This winter, hundreds of people filed into school
gymnasiums, town halls and hotel conference rooms, working up the
gumption to stand in front of a crowd and speak out on the future
of the Grand Staircase-Escalante National Monument in southern
Utah.
To their surprise, the stomach butterflies
were for nothing. They didn't find the rows of chairs facing a
panel of beleaguered bureaucrats usually present at public
hearings. No one took turns with a microphone. No protesters waved
placards or shouted from the back row.
Instead,
"town meetings' around Utah and in cities like San Francisco,
Denver and Washington, D.C., were tame. A 20-minute video
introduced the Bureau of Land Management's draft management plan
for the monument. After the video, bureau staffers invited
participants to look at informational posters and break up into
small discussion groups. If people had comments for the record,
they could write them down or mail them in after the
meeting.
Town meetings are being touted as the
new way to reach decisions on public lands, the signs of a new era
managers hope will be characterized by civil discussion rather than
yelling. Officials say that by doing away with the public hearings,
they may actually hear from the public - not just special-interest
groups.
"We're feeling really good about it,"
says Grand Staircase-Escalante chief planner Jerry Meredith. "A
public hearing tends to lead to a feeding frenzy of emotion.
Instead of just positions, we're getting values, ideas and
suggestions - stuff you can really sink your teeth into."
Liz Thomas with the Southern Utah Wilderness
Alliance is not so enthusiastic about what she calls "smiley face"

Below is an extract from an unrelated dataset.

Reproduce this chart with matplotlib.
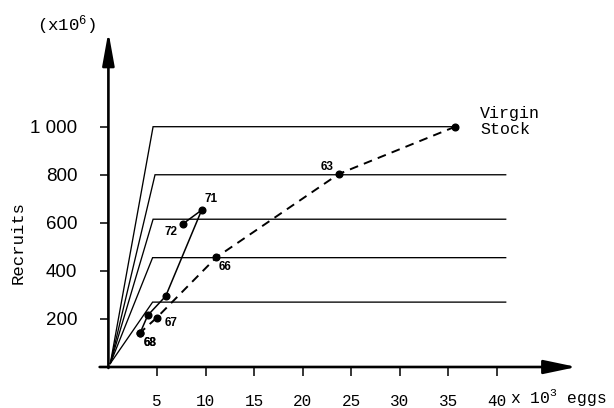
import matplotlib
matplotlib.use("Agg")
import matplotlib.pyplot as plt

# ---------------- data ----------------
# hockey-stick stock-recruitment lines (recruits x10^6)
levels = [1000, 800, 615, 455, 270]
break_eggs = [4.6, 4.8, 4.6, 4.55, 4.55]
level_end = [35.7, 40.9, 40.9, 40.9, 40.9]
ramp_start = (0.2, 15)

# dashed trajectory (virgin stock -> 63 -> 66 -> 67 -> 68)
dash_labels = ["Virgin", "63", "66", "67", "68"]
dash_eggs = [35.7, 23.7, 11.1, 4.97, 3.28]
dash_recruits = [1000, 803, 456, 205, 143]

# solid trajectory (68 -> 69 -> 70 -> 71 -> 72)
solid_labels = ["68", "69", "70", "71", "72"]
solid_eggs = [3.28, 4.05, 5.9, 9.6, 7.65]
solid_recruits = [143, 215, 295, 653, 595]

xticks = [5, 10, 15, 20, 25, 30, 35, 40]
xtick_labels = ["5", "10", "15", "20", "25", "30", "35", "40"]
yticks = [0, 200, 400, 600, 800, 1000]
ytick_labels = ["", "200", "400", "600", "800", "1 000"]

# label offsets in pixels for year labels
label_offsets = {"71": (9, 11), "72": (-12, -8), "66": (9, -10),
                 "67": (14, -5), "68": (10, -10), "63": (-12, 7)}

MONO = ["Liberation Mono", "DejaVu Sans Mono"]
SANS = ["Liberation Sans", "DejaVu Sans"]
plt.rcParams["mathtext.default"] = "regular"

W, H, DPI = 614, 408, 100
fig = plt.figure(figsize=(W / DPI, H / DPI), dpi=DPI)
x0_px, y0_px = 108.4, 367.0
xs, ys = 9.714, 0.2403
right_px, top_px = 605.0, 15.0
ax = fig.add_axes([x0_px / W, (H - y0_px) / H, (right_px - x0_px) / W, (y0_px - top_px) / H])
ax.set_xlim(0, (right_px - x0_px) / xs)
ax.set_ylim(0, (y0_px - top_px) / ys)
for s in ax.spines.values():
    s.set_visible(False)
ax.patch.set_alpha(0)

# axes with arrows
ax.annotate("", xy=(48.2, 0), xytext=(-0.9, 0), xycoords="data",
            arrowprops=dict(arrowstyle="-|>,head_length=2.0,head_width=0.42",
                            mutation_scale=10, lw=1.9, color="black",
                            shrinkA=0, shrinkB=0), annotation_clip=False)
ax.annotate("", xy=(0, 1395), xytext=(0, -4), xycoords="data",
            arrowprops=dict(arrowstyle="-|>,head_length=2.0,head_width=0.36",
                            mutation_scale=10, lw=1.9, color="black",
                            shrinkA=0, shrinkB=0), annotation_clip=False)

# hockey sticks
for lev, bx, ex in zip(levels, break_eggs, level_end):
    ax.plot([ramp_start[0], bx, ex], [ramp_start[1], lev, lev],
            color="black", lw=0.95, solid_joinstyle="miter")

# dashed trajectory
ax.plot(dash_eggs, dash_recruits, color="black", lw=1.4, ls=(0, (4.5, 3.2)))
ax.plot(dash_eggs, dash_recruits, ls="none", marker="o", ms=4.8, color="black")

# solid trajectory
ax.plot(solid_eggs, solid_recruits, color="black", lw=1.1, marker="o", ms=4.8)

# year labels
for lab, x, y in list(zip(dash_labels, dash_eggs, dash_recruits)) + list(zip(solid_labels, solid_eggs, solid_recruits)):
    if lab in label_offsets:
        dx, dy = label_offsets[lab]
        ax.annotate(lab, xy=(x, y), xytext=(dx, dy), textcoords="offset pixels",
                    ha="center", va="center", fontsize=8.5, fontweight="bold",
                    family=SANS)

# ticks
ax.set_xticks(xticks)
ax.set_xticklabels(xtick_labels, family=MONO, fontsize=11.5)
ax.set_yticks(yticks)
ax.set_yticklabels(ytick_labels, family=SANS, fontsize=13.5)
ax.tick_params(axis="x", direction="out", length=6.5, width=1.1, pad=13)
ax.tick_params(axis="y", direction="out", length=6, width=1.1, pad=16.5)

# texts
ax.text((510 - x0_px) / xs, (y0_px - 403) / ys, "x 10$^3$ eggs", family=MONO,
        fontsize=11.8, ha="left", va="baseline", clip_on=False)
ax.text((67 - x0_px) / xs, (y0_px - 25) / ys, "(x10$^6$)", family=MONO,
        fontsize=12.5, ha="center", va="center", clip_on=False)
ax.text((18 - x0_px) / xs, (y0_px - 243) / ys, "Recruits", family=MONO,
        fontsize=12.5, rotation=90, ha="center", va="center", clip_on=False)
ax.text((480 - x0_px) / xs, (y0_px - 121.5) / ys, "Virgin\nStock", family=MONO,
        fontsize=12, ha="left", va="center", linespacing=1.15, clip_on=False)

fig.savefig("out.png", dpi=DPI)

planning. "It was a waste of time," she says. "There was no chance
to ask questions in a public forum."
A civil
approach to
planning
From the
time President Clinton created the Grand Staircase-Escalante in
1996, the Bureau of Land Management knew it had a live one. Utah is
one of the most politically charged states in the West, where
environmentalists have battled the bureau for two decades over
wilderness, and where county commissioners have bulldozed roads
across public lands to express their opposition to federal
control.
The monument began in an unorthodox
manner; for the first time, the BLM would be in charge, instead of
the National Park Service. The president ordered the agency to
manage it primarily for its scientific values, a departure from the
bureau's multiple-use mantra. And the whole country was
watching.
"It was an opportunity to do
public-land management differently," says Jerry Meredith. The
bureau launched a massive planning and public-relations campaign,
spending almost $2 million in 1997.
Meredith and
the bureau's head planner in Washington, D.C., David Williams, held
brainstorming meetings with leading planners and managers from the
National Park Service, the U.S. Forest Service and other agencies.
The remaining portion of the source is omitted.